その話、諸説あります。

ナショナルジオグラフィック編、日経ナショナルジオグラフィック

その話、諸説あります。

 図書館で借りる。世の中にある確定していない「諸説」について、「モナ・リザのモデル」や「人魂の正体」、「地球外生命体」などテーマごとに説を並べて紹介していく。たいていのことは「確定していない」という前提で、そういう意味では、軽い感じの読み物でありながら、「科学的な思考」についての実践的な書でもある。「はじめに」では「教科書に載る前の世界へようこそ!」として

 最初にお断りしておくと、この本に正解は書かれていない。いや、もしかしたら正解も含まれているかもしれないけれども、そうではない可能性も高い、曖昧な説ばかりを集めた本だ。

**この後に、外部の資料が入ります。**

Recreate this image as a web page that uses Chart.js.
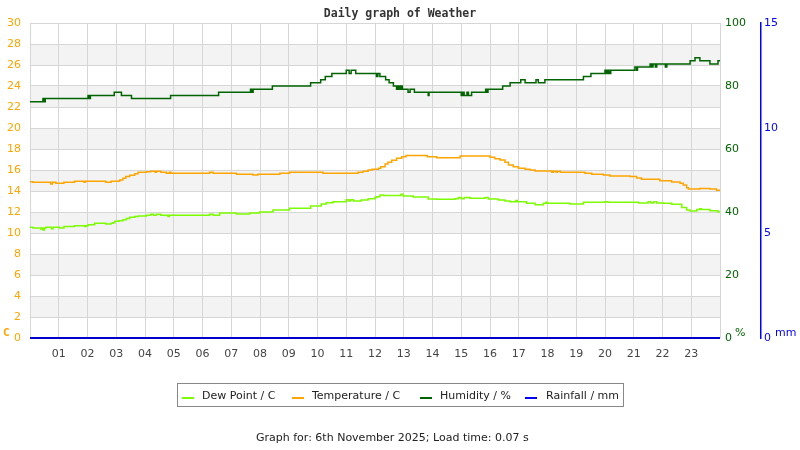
<!DOCTYPE html>
<html><head><meta charset="utf-8">
<script src="https://cdn.jsdelivr.net/npm/chart.js@4/dist/chart.umd.min.js"></script>
<style>
html,body{margin:0;padding:0;background:#fff;}
#wrap{position:relative;width:800px;height:450px;overflow:hidden;font-family:"DejaVu Sans",sans-serif;}
#c{position:absolute;left:0;top:0;}
.t{position:absolute;white-space:nowrap;line-height:14px;font-size:11px;}
#title{left:0;width:800px;top:6px;text-align:center;font:bold 11.5px/14px "DejaVu Sans Mono",monospace;color:#333;}
#legend{position:absolute;left:177px;top:383px;width:445px;height:22px;border:1px solid #888;}
.mk{position:absolute;width:12px;height:2px;top:397px;}
</style></head>
<body><div id="wrap">
<canvas id="c" width="800" height="450"></canvas>
<div id="title" class="t">Daily graph of Weather</div>
<div class="t" style="left:3px;top:326px;font:bold 11px/14px 'DejaVu Sans Mono',monospace;color:#ffa500;">C</div>
<div class="t" style="left:735px;top:326px;color:#006400;">%</div>
<div class="t" style="left:775px;top:326px;color:#0000ff;">mm</div>
<div id="legend"></div>
<div class="mk" style="left:182px;background:#7cfc00;"></div>
<div class="t" style="left:202px;top:389px;color:#222;">Dew Point / C</div>
<div class="mk" style="left:292px;background:#ffa500;"></div>
<div class="t" style="left:312px;top:389px;color:#222;">Temperature / C</div>
<div class="mk" style="left:420px;background:#006400;"></div>
<div class="t" style="left:440px;top:389px;color:#222;">Humidity / %</div>
<div class="mk" style="left:525px;background:#0000ff;"></div>
<div class="t" style="left:546px;top:389px;color:#222;">Rainfall / mm</div>
<div class="t" style="left:256px;top:431px;color:#222;">Graph for: 6th November 2025; Load time: 0.07 s</div>
</div>
<script>
const hourLabels = ['01','02','03','04','05','06','07','08','09','10','11','12','13','14','15','16','17','18','19','20','21','22','23'];
const tempTicksMax = 30, humTicksMax = 100, rainTicksMax = 15;

const humTimes = [0,0.45,0.5,0.53,2.02,2.07,2.1,2.93,3.18,3.53,4.89,6.56,7.67,7.72,7.76,8.43,9.76,10.11,10.27,10.5,11.0,11.1,11.17,11.33,12.05,12.1,12.17,12.37,12.49,12.64,12.75,12.8,12.85,12.9,12.95,13.15,13.22,13.37,13.85,13.88,15.0,15.05,15.1,15.2,15.25,15.36,15.85,15.9,15.93,16.44,16.7,17.07,17.22,17.6,17.68,17.91,19.25,19.51,20.0,20.05,20.1,20.15,20.2,21.04,21.1,21.13,21.57,21.62,21.67,21.75,21.8,22.1,22.15,22.96,23.13,23.3,23.65,23.93,24];
const humValues = [75,76,75,76,77,76,77,78,77,76,77,78,79,78,79,80,81,82,83,84,85,84,85,84,83,84,83,82,81,80,79,80,79,80,79,78,79,78,77,78,77,78,77,78,77,78,79,78,79,80,81,82,81,82,81,82,83,84,85,84,85,84,85,86,85,86,87,86,87,86,87,86,87,88,89,88,87,88,88];

const tempTimes = [0,0.1,0.72,0.78,0.9,1.18,1.55,1.88,1.93,2.64,2.82,3.12,3.23,3.33,3.47,3.64,3.76,4.05,4.2,4.35,4.4,4.55,4.74,4.85,4.9,6.25,6.37,7.18,7.76,7.93,8.69,9.03,10.19,11.41,11.58,11.76,11.9,12.12,12.2,12.35,12.45,12.58,12.75,12.93,13.08,13.82,14.15,14.96,16.0,16.17,16.35,16.52,16.64,16.81,16.99,17.22,17.39,17.57,18.15,18.2,18.3,18.35,18.45,19.3,19.54,19.94,20.17,20.87,21.1,21.27,21.91,22.32,22.61,22.72,22.84,22.9,23.3,23.65,23.88,24];
const tempValues = [14.89,14.83,14.67,14.83,14.73,14.83,14.92,14.83,14.92,14.83,14.92,15.05,15.21,15.37,15.5,15.65,15.78,15.84,15.87,15.78,15.87,15.78,15.68,15.78,15.68,15.78,15.68,15.59,15.52,15.59,15.68,15.78,15.68,15.78,15.87,16.0,16.06,16.16,16.32,16.57,16.73,16.92,17.11,17.27,17.37,17.27,17.17,17.33,17.21,17.08,16.95,16.73,16.48,16.32,16.16,16.06,16.0,15.9,15.78,15.87,15.78,15.87,15.78,15.68,15.59,15.52,15.43,15.37,15.24,15.11,14.98,14.86,14.73,14.57,14.32,14.19,14.25,14.19,14.06,14.06];

const dewTimes = [0,0.1,0.38,0.42,0.45,0.5,0.55,0.74,0.8,1.03,1.18,1.55,1.9,1.95,2.02,2.25,2.64,2.82,2.89,2.95,3.1,3.23,3.35,3.47,3.64,3.76,4.05,4.2,4.3,4.4,4.55,4.8,4.85,6.25,6.37,6.6,7.18,7.64,7.99,8.45,9.03,9.76,10.13,10.3,10.54,11.0,11.08,11.15,11.25,11.35,11.52,11.76,12.0,12.05,12.17,12.2,12.3,12.9,12.98,13.33,13.85,14.15,14.78,14.9,15.0,15.1,15.3,15.83,15.94,16.29,16.52,16.7,16.9,16.95,17.27,17.57,17.86,17.95,18.0,18.78,19.25,20.0,20.1,20.2,21.16,21.5,21.6,21.7,21.8,22.03,22.32,22.67,22.84,22.96,23.19,23.3,23.35,23.65,23.93,24];
const dewValues = [10.54,10.48,10.35,10.48,10.29,10.48,10.54,10.41,10.54,10.48,10.63,10.70,10.63,10.70,10.79,10.92,10.86,10.92,10.98,11.11,11.17,11.27,11.37,11.49,11.56,11.62,11.68,11.78,11.68,11.78,11.68,11.56,11.68,11.78,11.68,11.90,11.81,11.90,12.0,12.19,12.35,12.57,12.76,12.89,12.98,13.17,13.05,13.17,13.05,13.05,13.14,13.27,13.37,13.46,13.59,13.62,13.56,13.68,13.52,13.43,13.24,13.21,13.27,13.37,13.27,13.37,13.30,13.37,13.24,13.14,13.05,12.98,13.1,12.98,12.83,12.70,12.83,12.92,12.83,12.76,12.92,12.98,12.92,12.92,12.86,12.98,12.86,12.98,12.86,12.83,12.73,12.44,12.19,12.10,12.25,12.32,12.25,12.13,12.0,12.0];

const rainTimes = [0,24];
const rainValues = [0,0];

const pts = (ts, vs) => ts.map((t,i)=>({x:t,y:vs[i]}));
const GRID = '#d6d6d6';

const bandPlugin = {
  id:'bands',
  beforeDraw(chart){
    const {ctx, chartArea:a, scales:{y}} = chart;
    ctx.save();
    ctx.fillStyle = '#f3f3f3';
    for (let v = 2; v < tempTicksMax; v += 4) {
      const top = y.getPixelForValue(v+2), bot = y.getPixelForValue(v);
      ctx.fillRect(a.left, top, a.right-a.left, bot-top);
    }
    ctx.restore();
  }
};

new Chart(document.getElementById('c'), {
  type:'line',
  data:{datasets:[
    {label:'Dew Point / C', data:pts(dewTimes,dewValues), borderColor:'#7cfc00', yAxisID:'y', stepped:true, borderWidth:1.5, pointRadius:0},
    {label:'Temperature / C', data:pts(tempTimes,tempValues), borderColor:'#ffa500', yAxisID:'y', stepped:true, borderWidth:1.5, pointRadius:0},
    {label:'Humidity / %', data:pts(humTimes,humValues), borderColor:'#006400', yAxisID:'yH', stepped:true, borderWidth:1.5, pointRadius:0},
    {label:'Rainfall / mm', data:pts(rainTimes,rainValues), borderColor:'#0000cc', yAxisID:'yR', stepped:true, borderWidth:2, pointRadius:0, clip:false}
  ]},
  options:{
    responsive:false, animation:false, devicePixelRatio:1,
    layout:{padding:{top:23,bottom:82,left:0,right:0}},
    plugins:{legend:{display:false}, tooltip:{enabled:false}, title:{display:false}},
    scales:{
      x:{type:'linear', min:0, max:24,
        ticks:{stepSize:1, autoSkip:false, maxRotation:0, padding:10, color:'#444', font:{family:'DejaVu Sans', size:11},
          callback:(v)=> (v>=1 && v<=hourLabels.length) ? hourLabels[v-1] : ''},
        grid:{color:GRID, drawTicks:false}, border:{display:false},
        afterFit:(s)=>{s.height=30;}},
      y:{position:'left', min:0, max:tempTicksMax,
        ticks:{stepSize:2, padding:9, color:'#ffa500', font:{family:'DejaVu Sans', size:11}},
        grid:{color:GRID, drawTicks:false}, border:{color:GRID},
        afterFit:(s)=>{s.width=30;}},
      yH:{position:'right', min:0, max:humTicksMax, weight:0,
        ticks:{stepSize:20, padding:5, color:'#006400', font:{family:'DejaVu Sans', size:11}},
        grid:{display:false, drawTicks:false}, border:{display:false},
        afterFit:(s)=>{s.width=41;}},
      yR:{position:'right', min:0, max:rainTicksMax, weight:0,
        ticks:{stepSize:5, padding:3, color:'#0000ff', font:{family:'DejaVu Sans', size:11}},
        grid:{display:false, drawTicks:false}, border:{display:true, color:'#0000ff', width:1.5},
        afterFit:(s)=>{s.width=39;}}
    }
  },
  plugins:[bandPlugin]
});
</script>
</body></html>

 テレビ番組などで、物事の成り立ちや歴史を紹介しているとき、「※諸説あります」といった注意書きのテロップが表示されることがある。人によっては異なる説を持っていると強調することで、放送した内容が正しいわけではない、ほかの説もあるがどちらも間違いではない、という責任逃れの免罪符のように感じる人もいるかもしれない。

 だが本来、「諸説」とは言い訳のための言葉ではない。広辞苑で「諸説」をひくと、「もろもろの意見。いろいろの学説。種々のうわさ」と説明されている。「うわさ」のようないい加減なものもある一方、「意見」や「が右折」といった真面目なものもある。そして意見や学説は、そのままでは放っておかれない。いったん諸説が生まれるや、そのなかのいったいどれが正しく、どれが間違っているのか、追究が始まるのである。

とある。

 取り上げられるテーマは多岐にわたり、「ケネディ暗殺の黒幕」など定説がないことが知られているものや、最近学説の主流が変わって私が習ったころ以降に教科書も書き換えられていることが知られる「鎌倉幕府の成立」などなじみのあるものも多い。一方で「近視の原因」や「ヒトが二足歩行を始めたきっかけ」など、当然既に理由が分かっていそうなことも、意外と説が確定していないことに驚いた。

 「世界史」や「科学」、「宇宙」など大テーマごとにそれぞれ微妙に書きぶりが違ったが、それもそのはず、それぞれ異なる監修者の学者がいることが巻末に明らかになる。

 いずれにせよ、やや掘り下げが物足りない部分もあったものの、非常に興味深い本で、あっという間に読み終えた。